On distingue la création artistique de la production et de la performance technique. On considère par exemple que le musicien n'est pas seulement celui qui sait faire des gammes, mais celui qui sait composer ou interpréter des thèmes musicaux. La création artistique met en œuvre un talent spécial. Cela pose la question du talent ou du « don artistique : faut-il avoir un don spécial pour être un artiste ?
Il est certain qu'on ne s'improvise pas artiste du jour au lendemain. Mais le talent artistiques est-il un don naturel ou le résultat d'un travail ?





Mozart est un génie incontesté, il a composé ses premières œuvres à l'âge de six ans, ce qui semble attester d'un don naturel.


Selon la thèse innéiste, l'artiste met en œuvre un talent qu'on peut appeler le « génie ». Selon Kant, le génie a trois caractérisiques essentielles :

1. c'est le talent de produire une œuvre originale

2. la production du génie sert de modèle, par conséquent il donne ses règles à l'art

3. c'est un talent naturel, inné, il ne suit pas de méthode et ne peut donc pas communiquer « les préceptes qui les mettent en état d'accomplir de semblables productions ».


La critique de la thèse innéiste soutient que le travail est une condition suffisante pour développer un talent artistique. Selon Nietzsche, le génie artistique n'est pas différent du talent d'un mécanicien : c'est le résultat d'un travail approfondi. Le génie serait donc acquis et non inné.

 "Comme nous avons bonne opinion de nous-mêmes, mais sans aller jusqu'à nous attendre à jamais pouvoir faire même l'ébauche d'une toile de Raphaël ou une scène comparable à celles d'un drame de Shakespeare, nous nous persuadons que pareilles facultés tiennent d'un prodige vraiment au-dessus de la moyenne, représentent un hasard extrêmement rare, ou, si nous avons encore des sentiments religieux, une grâce d'en haut. C'est ainsi notre vanité, notre amour-propre qui nous poussent au culte du génie : car il nous faut l'imaginer très loin de nous, en vrai miraculum, pour qu'il ne nous blesse pas (même Goethe, l'homme sans envie, appelait Shakespeare son étoile des altitudes les plus reculées ; on se rappellera ce vers : « Les étoiles, on ne les désire pas »). Mais, compte non tenu de ces insinuations de notre vanité, l'activité du génie ne paraît vraiment pas quelque chose de foncièrement différent de l'activité de l'inventeur mécanicien, du savant astronome ou historien, du maître en tactique ; toutes ces activités s'expliquent si l'on se représente des hommes dont la pensée s'exerce dans une seule direction, à qui toutes choses servent de matière, qui observent toujours avec la même diligence leur vie intérieure et celle des autres, qui voient partout des modèles, des incitations, qui ne se lassent pas de combiner leurs moyens. Le génie ne fait rien non plus que d'apprendre d'abord à poser des pierres, puis à bâtir, que de chercher toujours des matériaux et de toujours les travailler; toute activité de l'homme est une merveille de complication, pas seulement celle du génie : mais aucune n'est un « miracle ».
NietzscheHumain, trop humain 



  1. La réception des œuvres d'art

Voici des oeuvres d'art qui ont été controversées lors de leur réception, les controverses tournaient autour de deux questions : s'agit-il d’œuvres d'art? Ont-elles de la valeur?

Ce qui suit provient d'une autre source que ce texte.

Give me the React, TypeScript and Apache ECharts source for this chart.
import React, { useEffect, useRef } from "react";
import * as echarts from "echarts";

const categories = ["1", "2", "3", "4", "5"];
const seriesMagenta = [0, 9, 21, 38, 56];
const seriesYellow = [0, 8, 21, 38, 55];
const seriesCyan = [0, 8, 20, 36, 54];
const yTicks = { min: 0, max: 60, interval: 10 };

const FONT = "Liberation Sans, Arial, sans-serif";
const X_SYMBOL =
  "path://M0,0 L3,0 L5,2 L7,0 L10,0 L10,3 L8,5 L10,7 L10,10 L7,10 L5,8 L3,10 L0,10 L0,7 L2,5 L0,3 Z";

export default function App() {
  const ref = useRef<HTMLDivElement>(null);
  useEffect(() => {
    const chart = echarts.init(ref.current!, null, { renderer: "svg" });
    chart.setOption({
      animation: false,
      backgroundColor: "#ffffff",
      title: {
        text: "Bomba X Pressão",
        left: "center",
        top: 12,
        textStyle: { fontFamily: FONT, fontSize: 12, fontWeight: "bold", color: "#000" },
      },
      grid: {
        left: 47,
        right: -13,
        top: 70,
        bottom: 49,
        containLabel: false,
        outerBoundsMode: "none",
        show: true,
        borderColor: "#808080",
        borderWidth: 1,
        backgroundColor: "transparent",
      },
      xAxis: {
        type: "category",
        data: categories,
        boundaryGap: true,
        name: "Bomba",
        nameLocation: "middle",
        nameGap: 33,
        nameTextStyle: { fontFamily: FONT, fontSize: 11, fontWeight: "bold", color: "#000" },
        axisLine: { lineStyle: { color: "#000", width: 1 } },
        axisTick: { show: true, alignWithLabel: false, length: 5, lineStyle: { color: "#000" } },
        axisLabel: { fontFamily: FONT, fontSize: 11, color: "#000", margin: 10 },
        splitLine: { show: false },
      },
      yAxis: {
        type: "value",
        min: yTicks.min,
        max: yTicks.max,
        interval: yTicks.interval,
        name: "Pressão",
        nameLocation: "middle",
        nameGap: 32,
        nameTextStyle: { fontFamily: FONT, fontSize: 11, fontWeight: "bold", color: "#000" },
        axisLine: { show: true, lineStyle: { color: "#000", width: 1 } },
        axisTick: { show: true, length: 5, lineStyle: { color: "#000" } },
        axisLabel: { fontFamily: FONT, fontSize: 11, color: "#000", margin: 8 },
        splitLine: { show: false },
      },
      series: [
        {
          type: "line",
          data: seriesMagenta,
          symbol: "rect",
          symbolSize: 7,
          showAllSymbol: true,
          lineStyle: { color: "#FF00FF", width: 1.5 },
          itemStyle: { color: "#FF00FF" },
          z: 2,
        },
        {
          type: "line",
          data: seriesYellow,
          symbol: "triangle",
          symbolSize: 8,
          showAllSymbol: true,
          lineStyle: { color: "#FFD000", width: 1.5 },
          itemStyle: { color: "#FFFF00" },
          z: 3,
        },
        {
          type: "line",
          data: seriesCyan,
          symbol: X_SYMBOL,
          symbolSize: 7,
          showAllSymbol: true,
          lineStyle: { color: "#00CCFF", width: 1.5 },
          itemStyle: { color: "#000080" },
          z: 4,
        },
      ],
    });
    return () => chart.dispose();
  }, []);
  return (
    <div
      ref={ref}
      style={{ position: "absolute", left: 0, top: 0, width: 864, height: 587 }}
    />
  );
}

"Déjeuner sur l'herbe" (1863), Manet




"Fontaine" (1917), Marcel Duchamp





"Balloon dog" (1994- 2000), Jeff Koons



Bien que l'on puisse s'y connaître en art, on peut se demander ce que l'on connaît précisément à part l'histoire de l'art et des artistes. Peut-on savoir ce qu'est l'art et ce qui fait la valeur d'une œuvre d'art ? Tout le monde n'est pas d'accord sur ce qui est de l'art ou pas. Par exemple, une œuvre comme « Fontaine » de Marcel Duchamp divise les avis : est-ce de l'art ou non ?

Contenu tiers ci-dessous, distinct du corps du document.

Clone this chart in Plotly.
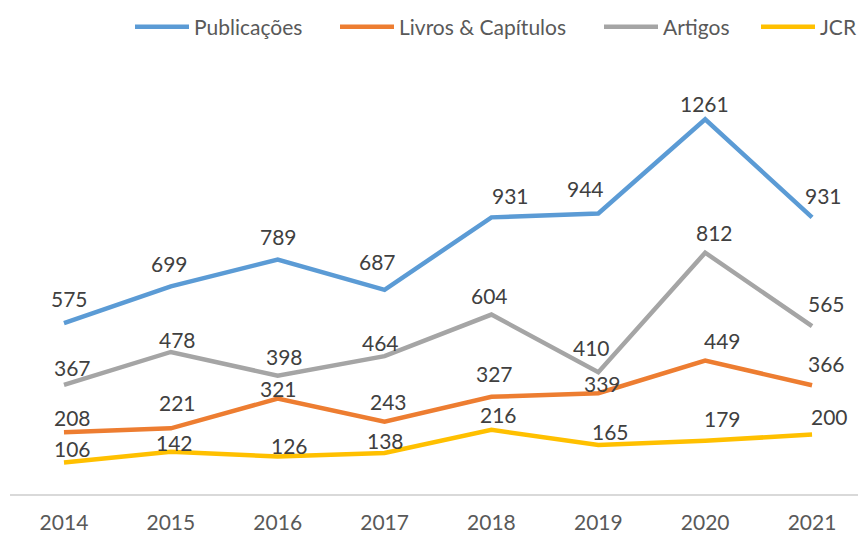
import plotly.graph_objects as go

years = ["2014", "2015", "2016", "2017", "2018", "2019", "2020", "2021"]
publicacoes = [575, 699, 789, 687, 931, 944, 1261, 931]
livros = [208, 221, 321, 243, 327, 339, 449, 366]
artigos = [367, 478, 398, 464, 604, 410, 812, 565]
jcr = [106, 142, 126, 138, 216, 165, 179, 200]

series_names = ["Publicações", "Livros & Capítulos", "Artigos", "JCR"]
series_values = [publicacoes, livros, artigos, jcr]
colors = ["#5B9BD5", "#ED7D31", "#A5A5A5", "#FFC000"]

# label offsets (pixels) relative to the point: (dx, dy)
label_dx = [
    [6, -1, 1, -7, 19, -13, -1, 11],
    [9, 7, 1, 4, 3, 4, 17, 14],
    [9, 7, 7, -4, -2, -7, 9, 14],
    [9, 4, 12, 1, 7, 12, 17, 17],
]
label_dy = [
    [25, 23, 23, 28, 22, 25, 16, 22],
    [15, 26, 10, 20, 23, 10, 20, 22],
    [17, 12, 19, 14, 19, 25, 20, 23],
    [14, 9, 11, 12, 15, 13, 22, 18],
]

FONT = "Lato, 'Open Sans', sans-serif"
L, R, T, B = 10, 0, 78, 40
W, H = 858, 534
plot_w = W - L - R
legend_text_x = [194, 399, 663, 820]
ITEMW = 54

fig = go.Figure()
legend_ids = ["legend", "legend2", "legend3", "legend4"]
for name, vals, col, lid in zip(series_names, series_values, colors, legend_ids):
    fig.add_trace(go.Scatter(
        x=years, y=vals, name=name, mode="lines",
        line=dict(color=col, width=4.5),
        legend=lid, hoverinfo="x+y+name",
    ))

annotations = []
for vals, dxs, dys in zip(series_values, label_dx, label_dy):
    for i, (v, dx, dy) in enumerate(zip(vals, dxs, dys)):
        annotations.append(dict(
            x=i, y=v, xref="x", yref="y", text=str(v), showarrow=False,
            xshift=dx, yshift=dy, xanchor="center", yanchor="middle",
            font=dict(family=FONT, size=21, color="#404040"),
        ))

layout_legends = {}
for lid, tx in zip(legend_ids, legend_text_x):
    layout_legends[lid] = dict(
        x=(tx - ITEMW - 10 - L) / plot_w, y=(H - B - 27) / (H - T - B),
        xanchor="left", yanchor="middle", orientation="h",
        itemwidth=ITEMW,
        bgcolor="rgba(0,0,0,0)", borderwidth=0,
        font=dict(family=FONT, size=21, color="#595959"),
    )

fig.update_layout(
    width=W, height=H,
    margin=dict(l=L, r=R, t=T, b=B, autoexpand=False),
    paper_bgcolor="white", plot_bgcolor="white",
    showlegend=True,
    annotations=annotations,
    xaxis=dict(
        type="category", range=[-0.505, 7.43],
        showgrid=False, zeroline=False,
        showline=True, linecolor="#D9D9D9", linewidth=2,
        ticks="", ticklabelstandoff=9,
        tickfont=dict(family=FONT, size=21, color="#595959"),
    ),
    yaxis=dict(
        range=[0, 1400], visible=False, showgrid=False, zeroline=False,
    ),
    **layout_legends,
)

fig.write_html(
    "out.html",
    config={"displayModeBar": False},
    post_script="document.body.style.margin='0';document.body.style.overflow='hidden';",
)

Même lorsqu'une œuvre est considérée comme artistique, elle n'est pas toujours appréciée de la même façon selon les goûts. On peut donc se demander si la réception et l'évaluation des œuvres d'art est arbitraire, si elle est déterminée par la sensibilité de chacun, par des facteurs sociologiques et si elle peut être objective.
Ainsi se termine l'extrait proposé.